EXERCISE OBJECTIVE: Omit every picture and return the rest of the data unaltered.

GIVEN DATA:
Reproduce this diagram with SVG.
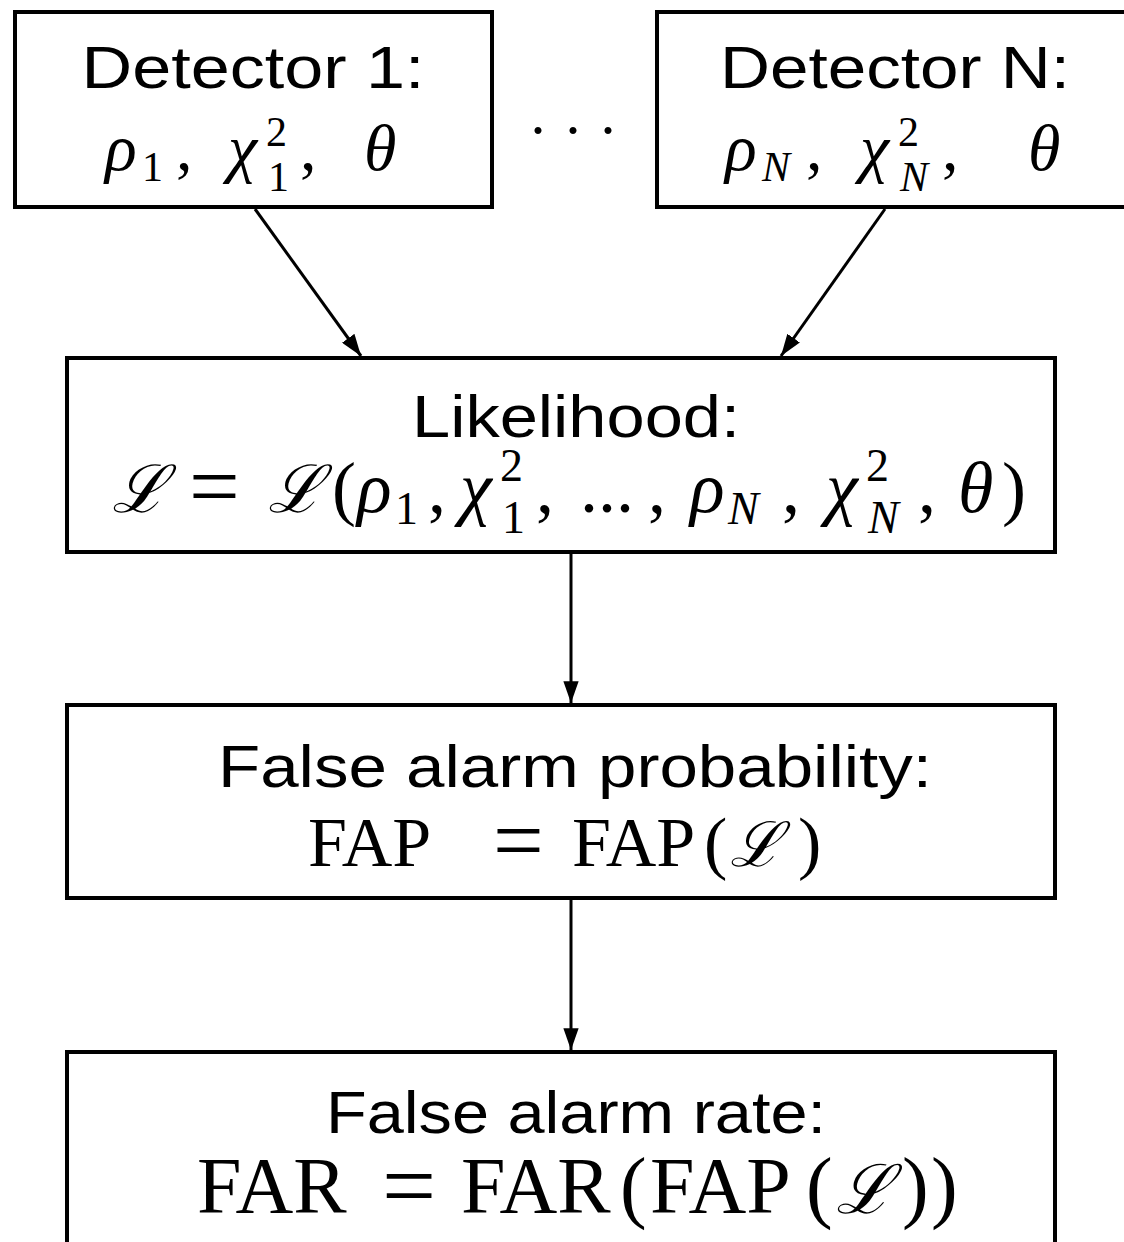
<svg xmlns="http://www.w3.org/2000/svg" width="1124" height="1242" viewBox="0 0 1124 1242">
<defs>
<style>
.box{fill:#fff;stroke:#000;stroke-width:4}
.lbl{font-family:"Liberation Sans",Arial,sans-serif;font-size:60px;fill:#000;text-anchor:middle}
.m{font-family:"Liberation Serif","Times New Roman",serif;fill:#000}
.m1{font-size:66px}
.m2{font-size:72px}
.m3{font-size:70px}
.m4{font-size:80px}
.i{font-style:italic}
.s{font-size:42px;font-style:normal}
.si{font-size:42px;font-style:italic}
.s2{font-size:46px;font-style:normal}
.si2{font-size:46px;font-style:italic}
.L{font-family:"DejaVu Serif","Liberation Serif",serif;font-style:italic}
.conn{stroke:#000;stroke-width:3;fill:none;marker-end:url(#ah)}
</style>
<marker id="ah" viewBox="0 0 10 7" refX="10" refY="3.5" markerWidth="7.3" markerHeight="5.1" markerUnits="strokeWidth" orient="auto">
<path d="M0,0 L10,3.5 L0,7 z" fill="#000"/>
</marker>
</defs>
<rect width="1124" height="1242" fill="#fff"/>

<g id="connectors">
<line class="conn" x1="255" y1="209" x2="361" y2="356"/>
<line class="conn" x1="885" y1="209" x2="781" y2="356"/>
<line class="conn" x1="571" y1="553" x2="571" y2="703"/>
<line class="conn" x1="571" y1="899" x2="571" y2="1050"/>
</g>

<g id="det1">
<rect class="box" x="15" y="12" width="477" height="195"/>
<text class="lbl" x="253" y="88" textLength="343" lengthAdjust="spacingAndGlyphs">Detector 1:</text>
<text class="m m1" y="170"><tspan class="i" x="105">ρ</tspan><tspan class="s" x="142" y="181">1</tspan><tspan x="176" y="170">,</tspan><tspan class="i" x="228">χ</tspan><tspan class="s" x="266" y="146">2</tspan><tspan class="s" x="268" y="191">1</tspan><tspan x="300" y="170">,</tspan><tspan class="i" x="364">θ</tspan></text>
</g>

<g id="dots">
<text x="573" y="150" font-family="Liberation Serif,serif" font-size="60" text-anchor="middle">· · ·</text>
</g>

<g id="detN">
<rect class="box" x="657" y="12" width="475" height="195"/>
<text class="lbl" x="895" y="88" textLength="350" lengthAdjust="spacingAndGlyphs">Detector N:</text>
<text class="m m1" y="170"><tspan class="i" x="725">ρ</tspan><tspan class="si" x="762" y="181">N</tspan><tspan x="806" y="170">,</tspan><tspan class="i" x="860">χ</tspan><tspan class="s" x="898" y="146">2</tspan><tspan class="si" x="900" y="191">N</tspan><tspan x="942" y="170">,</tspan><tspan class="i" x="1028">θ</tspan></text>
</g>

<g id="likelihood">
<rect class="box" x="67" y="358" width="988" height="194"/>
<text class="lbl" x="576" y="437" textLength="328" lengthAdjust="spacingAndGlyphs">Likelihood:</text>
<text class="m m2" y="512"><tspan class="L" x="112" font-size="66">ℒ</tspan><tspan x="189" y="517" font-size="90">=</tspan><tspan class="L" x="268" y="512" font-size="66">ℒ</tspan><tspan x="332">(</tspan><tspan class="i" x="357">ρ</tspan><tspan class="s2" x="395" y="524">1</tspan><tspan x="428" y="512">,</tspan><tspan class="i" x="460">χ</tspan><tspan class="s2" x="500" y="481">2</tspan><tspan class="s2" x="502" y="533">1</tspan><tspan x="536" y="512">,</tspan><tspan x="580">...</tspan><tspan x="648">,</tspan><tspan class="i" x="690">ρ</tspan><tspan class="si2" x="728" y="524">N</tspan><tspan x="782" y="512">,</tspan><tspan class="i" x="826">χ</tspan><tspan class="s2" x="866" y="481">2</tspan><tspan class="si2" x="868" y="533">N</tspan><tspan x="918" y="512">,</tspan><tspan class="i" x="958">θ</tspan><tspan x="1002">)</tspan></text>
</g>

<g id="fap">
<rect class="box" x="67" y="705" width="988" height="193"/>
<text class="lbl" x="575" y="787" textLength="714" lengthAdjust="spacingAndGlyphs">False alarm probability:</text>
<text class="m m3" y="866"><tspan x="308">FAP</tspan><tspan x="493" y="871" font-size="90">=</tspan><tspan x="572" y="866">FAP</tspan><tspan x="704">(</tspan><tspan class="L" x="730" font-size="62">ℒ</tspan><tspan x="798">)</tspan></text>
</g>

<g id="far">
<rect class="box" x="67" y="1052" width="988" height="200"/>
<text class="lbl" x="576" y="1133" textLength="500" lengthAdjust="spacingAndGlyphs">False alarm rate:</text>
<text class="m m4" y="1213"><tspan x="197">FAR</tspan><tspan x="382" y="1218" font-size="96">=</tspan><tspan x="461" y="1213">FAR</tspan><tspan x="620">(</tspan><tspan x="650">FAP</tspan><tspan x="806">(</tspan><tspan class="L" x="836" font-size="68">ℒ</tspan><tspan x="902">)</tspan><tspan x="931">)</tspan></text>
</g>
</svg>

RESULT BELOW:
Reproduce this diagram with SVG.
<svg xmlns="http://www.w3.org/2000/svg" width="1124" height="1242" viewBox="0 0 1124 1242">
<defs>
<style>
.box{fill:#fff;stroke:#000;stroke-width:4}
.lbl{font-family:"Liberation Sans",Arial,sans-serif;font-size:60px;fill:#000;text-anchor:middle}
.m{font-family:"Liberation Serif","Times New Roman",serif;fill:#000}
.m1{font-size:66px}
.m2{font-size:72px}
.m3{font-size:70px}
.m4{font-size:80px}
.i{font-style:italic}
.s{font-size:42px;font-style:normal}
.si{font-size:42px;font-style:italic}
.s2{font-size:46px;font-style:normal}
.si2{font-size:46px;font-style:italic}
.L{font-family:"DejaVu Serif","Liberation Serif",serif;font-style:italic}
.conn{stroke:#000;stroke-width:3;fill:none;marker-end:url(#ah)}
</style>
<marker id="ah" viewBox="0 0 10 7" refX="10" refY="3.5" markerWidth="7.3" markerHeight="5.1" markerUnits="strokeWidth" orient="auto">
<path d="M0,0 L10,3.5 L0,7 z" fill="#000"/>
</marker>
</defs>
<rect width="1124" height="1242" fill="#fff"/>

<g id="connectors">
<line class="conn" x1="255" y1="209" x2="361" y2="356"/>
<line class="conn" x1="885" y1="209" x2="781" y2="356"/>
<line class="conn" x1="571" y1="553" x2="571" y2="703"/>
<line class="conn" x1="571" y1="899" x2="571" y2="1050"/>
</g>

<g id="det1">
<rect class="box" x="15" y="12" width="477" height="195"/>
<text class="lbl" x="253" y="88" textLength="343" lengthAdjust="spacingAndGlyphs">Detector 1:</text>
<text class="m m1" y="170"><tspan class="i" x="105">ρ</tspan><tspan class="s" x="142" y="181">1</tspan><tspan x="176" y="170">,</tspan><tspan class="i" x="228">χ</tspan><tspan class="s" x="266" y="146">2</tspan><tspan class="s" x="268" y="191">1</tspan><tspan x="300" y="170">,</tspan><tspan class="i" x="364">θ</tspan></text>
</g>

<g id="dots">
<text x="573" y="150" font-family="Liberation Serif,serif" font-size="60" text-anchor="middle">· · ·</text>
</g>

<g id="detN">
<rect class="box" x="657" y="12" width="475" height="195"/>
<text class="lbl" x="895" y="88" textLength="350" lengthAdjust="spacingAndGlyphs">Detector N:</text>
<text class="m m1" y="170"><tspan class="i" x="725">ρ</tspan><tspan class="si" x="762" y="181">N</tspan><tspan x="806" y="170">,</tspan><tspan class="i" x="860">χ</tspan><tspan class="s" x="898" y="146">2</tspan><tspan class="si" x="900" y="191">N</tspan><tspan x="942" y="170">,</tspan><tspan class="i" x="1028">θ</tspan></text>
</g>

<g id="likelihood">
<rect class="box" x="67" y="358" width="988" height="194"/>
<text class="lbl" x="576" y="437" textLength="328" lengthAdjust="spacingAndGlyphs">Likelihood:</text>
<text class="m m2" y="512"><tspan class="L" x="112" font-size="66">ℒ</tspan><tspan x="189" y="517" font-size="90">=</tspan><tspan class="L" x="268" y="512" font-size="66">ℒ</tspan><tspan x="332">(</tspan><tspan class="i" x="357">ρ</tspan><tspan class="s2" x="395" y="524">1</tspan><tspan x="428" y="512">,</tspan><tspan class="i" x="460">χ</tspan><tspan class="s2" x="500" y="481">2</tspan><tspan class="s2" x="502" y="533">1</tspan><tspan x="536" y="512">,</tspan><tspan x="580">...</tspan><tspan x="648">,</tspan><tspan class="i" x="690">ρ</tspan><tspan class="si2" x="728" y="524">N</tspan><tspan x="782" y="512">,</tspan><tspan class="i" x="826">χ</tspan><tspan class="s2" x="866" y="481">2</tspan><tspan class="si2" x="868" y="533">N</tspan><tspan x="918" y="512">,</tspan><tspan class="i" x="958">θ</tspan><tspan x="1002">)</tspan></text>
</g>

<g id="fap">
<rect class="box" x="67" y="705" width="988" height="193"/>
<text class="lbl" x="575" y="787" textLength="714" lengthAdjust="spacingAndGlyphs">False alarm probability:</text>
<text class="m m3" y="866"><tspan x="308">FAP</tspan><tspan x="493" y="871" font-size="90">=</tspan><tspan x="572" y="866">FAP</tspan><tspan x="704">(</tspan><tspan class="L" x="730" font-size="62">ℒ</tspan><tspan x="798">)</tspan></text>
</g>

<g id="far">
<rect class="box" x="67" y="1052" width="988" height="200"/>
<text class="lbl" x="576" y="1133" textLength="500" lengthAdjust="spacingAndGlyphs">False alarm rate:</text>
<text class="m m4" y="1213"><tspan x="197">FAR</tspan><tspan x="382" y="1218" font-size="96">=</tspan><tspan x="461" y="1213">FAR</tspan><tspan x="620">(</tspan><tspan x="650">FAP</tspan><tspan x="806">(</tspan><tspan class="L" x="836" font-size="68">ℒ</tspan><tspan x="902">)</tspan><tspan x="931">)</tspan></text>
</g>
</svg>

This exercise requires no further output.